Adam Blackwell is the owner and creative director of Wellington-based creative agency Stun.

What are some of the things you do to say thanks to your staff and why?

Small businesses are like families. Families that pray together, stay together and while we don't do a whole lot of daily praying at Stun, we do try and eat together as often as we can. Dining together is a chance to chat, say thanks and make everyone feel they're valued and heading in the same direction. That's a simple truth for families and something that is just as relevant for businesses.

I'm not sure that a generic staff Christmas gift is right for us, but we did produce some snazzy branded threads for our team to mark the launch of our new brand this year and that instilled a pride that even took me by surprise. So much togetherness, huh? It's almost revolting.

How about customers? What are some of the ways you say thanks to them and acknowledge those relationships?

We continue to evolve in this area. For many years, I wanted to say thanks with something of exceptional - and shareable - quality so we gave our clients the unbelievably good Ruth Pretty Christmas cakes. Last year, we elected to make a donation to Age Concern instead of giving gifts, so that some lonely elderly Kiwis would have the gift of human contact at Christmas time.

This year, we'll go a step further. I really believe that, for me, when I give, it should be quiet and personal. It doesn't need be a public showing.
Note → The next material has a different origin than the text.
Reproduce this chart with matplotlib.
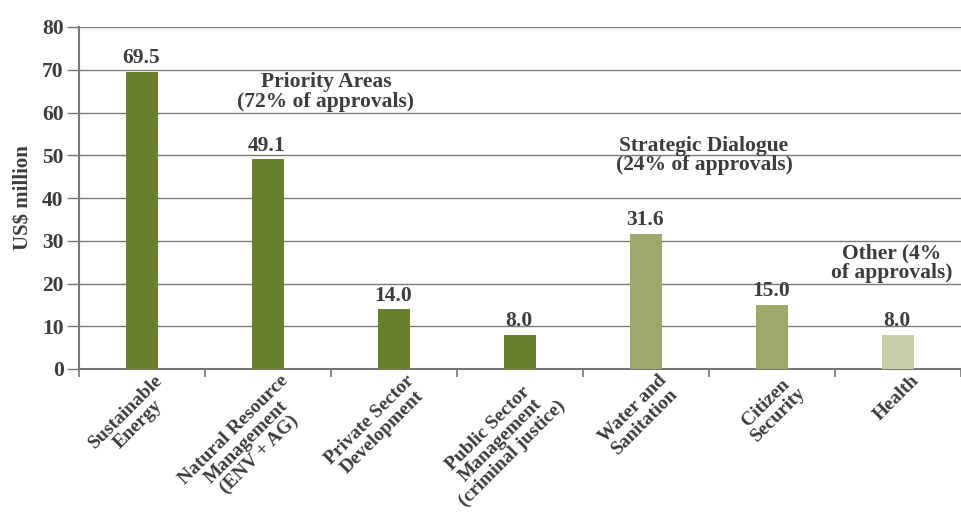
import matplotlib as mpl
mpl.use("Agg")
import matplotlib.pyplot as plt
import matplotlib.transforms as mtransforms
import numpy as np

categories = [
    "Sustainable\nEnergy",
    "Natural Resource\nManagement\n(ENV + AG)",
    "Private Sector\nDevelopment",
    "Public Sector\nManagement\n(criminal justice)",
    "Water and\nSanitation",
    "Citizen\nSecurity",
    "Health",
]
values = [69.5, 49.1, 14.0, 8.0, 31.6, 15.0, 8.0]
groups = ["priority", "priority", "priority", "priority", "strategic", "strategic", "other"]
group_colors = {"priority": "#6b802e", "strategic": "#9da86a", "other": "#c8cdaa"}

text_color = "#3c3c3c"
plt.rcParams["font.family"] = ["Liberation Serif", "DejaVu Serif"]
plt.rcParams["font.weight"] = "bold"

fig = plt.figure(figsize=(9.61, 5.21), dpi=100)
ax = fig.add_axes([79 / 961, 152 / 521, 1 - 79 / 961, 342 / 521])

x = np.arange(len(values))
colors = [group_colors[g] for g in groups]
ax.bar(x, values, width=0.26, color=colors, zorder=3)

for xi, v in zip(x, values):
    ax.text(xi - 0.01, v + 0.8, f"{v:.1f}", ha="center", va="bottom",
            fontsize=15.5, fontweight="bold", color=text_color, zorder=4)

ax.set_ylim(0, 80)
ax.set_xlim(-0.473, 6.418)
ax.set_yticks(range(0, 81, 10))
ax.yaxis.grid(True, color="#7a7a7a", lw=1.0, zorder=0)
ax.tick_params(axis="y", length=9, width=1.0, color="#777777", labelsize=15.5,
               labelcolor=text_color, pad=2)
for lbl in ax.get_yticklabels():
    lbl.set_fontweight("bold")

ax.set_xticks(x)
ax.set_xticklabels(categories, rotation=45, ha="right", rotation_mode="anchor",
                   fontsize=14, fontweight="bold", color=text_color,
                   multialignment="center", linespacing=1.05)
ax.tick_params(axis="x", length=0, pad=2)
shift = mtransforms.ScaledTranslation(12 / 100, 0, fig.dpi_scale_trans)
for lbl in ax.get_xticklabels():
    lbl.set_transform(lbl.get_transform() + shift)
ax.set_xticks(np.arange(len(values) + 1) - 0.5, minor=True)
ax.tick_params(axis="x", which="minor", length=6, width=1.2, color="#777777")

for side in ["top", "right"]:
    ax.spines[side].set_visible(False)
for side in ["left", "bottom"]:
    ax.spines[side].set_color("#777777")
    ax.spines[side].set_linewidth(1.5)

ax.set_ylabel("US$ million", fontsize=15, fontweight="bold", color=text_color, labelpad=6)

ax.text(1.46, 64.8, "Priority Areas\n(72% of approvals)", ha="center", va="center",
        fontsize=15.5, fontweight="bold", color=text_color, linespacing=0.95, zorder=4)
ax.text(4.46, 50.0, "Strategic Dialogue\n(24% of approvals)", ha="center", va="center",
        fontsize=15.5, fontweight="bold", color=text_color, linespacing=0.95, zorder=4)
ax.text(5.95, 24.8, "Other (4%\nof approvals)", ha="center", va="center",
        fontsize=15.5, fontweight="bold", color=text_color, linespacing=0.95, zorder=4)

plt.savefig("out.png", dpi=100)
For me, a business gift feels a little bit contrived right now. So we'll make an anonymous donation to a charity this year, and I'll call each of our clients and speak to them with a personal message of thanks. And we'll dine with our clients and talk with them throughout 2015 to continue to build the relationships we value.

A lot of people give these kinds of thanks during this end of year period. Do you focus your efforts on this time of year or at other times?

Right now for me, Christmas - and the traditions that surround it - is for family. Business relationships can be acknowledged at Christmas time, but I think the thanks and the celebrations should happen when a major project or campaign calls for it throughout the year, instead of being part of a December gift-giving frenzy.

Are there some ways you've observed of giving thanks in business that you think aren't as effective as others?

Many larger businesses have good policies around maximum gift value, and some of them even require their people to pool their Christmas gifts so they can be re-gifted or distributed amongst the whole team. I understand that, but it kind of undermines the act of giving from one person to a specific other to say thanks.


So, perhaps, business gift giving needs a rethink so that saying thanks is not expressed through a physical present, but perhaps can be celebrated through an experience like dining out and making it personal. You may have picked up that dining out is a recurring theme in my daily thought patterns. Any excuse.

What's the best 'thanks' you've been given as a business owner?

My good friends at Cube gave me a piece of Le Creuset cookware several years ago. Quality never goes out of style and that bad boy will outlast me, no matter how many slow cooked Julia Child beef bourguignons it produces. The Cubists know that food plays a disturbingly large role in my daily considerations so it was appreciated that they turned that awareness into a gift I will use forever.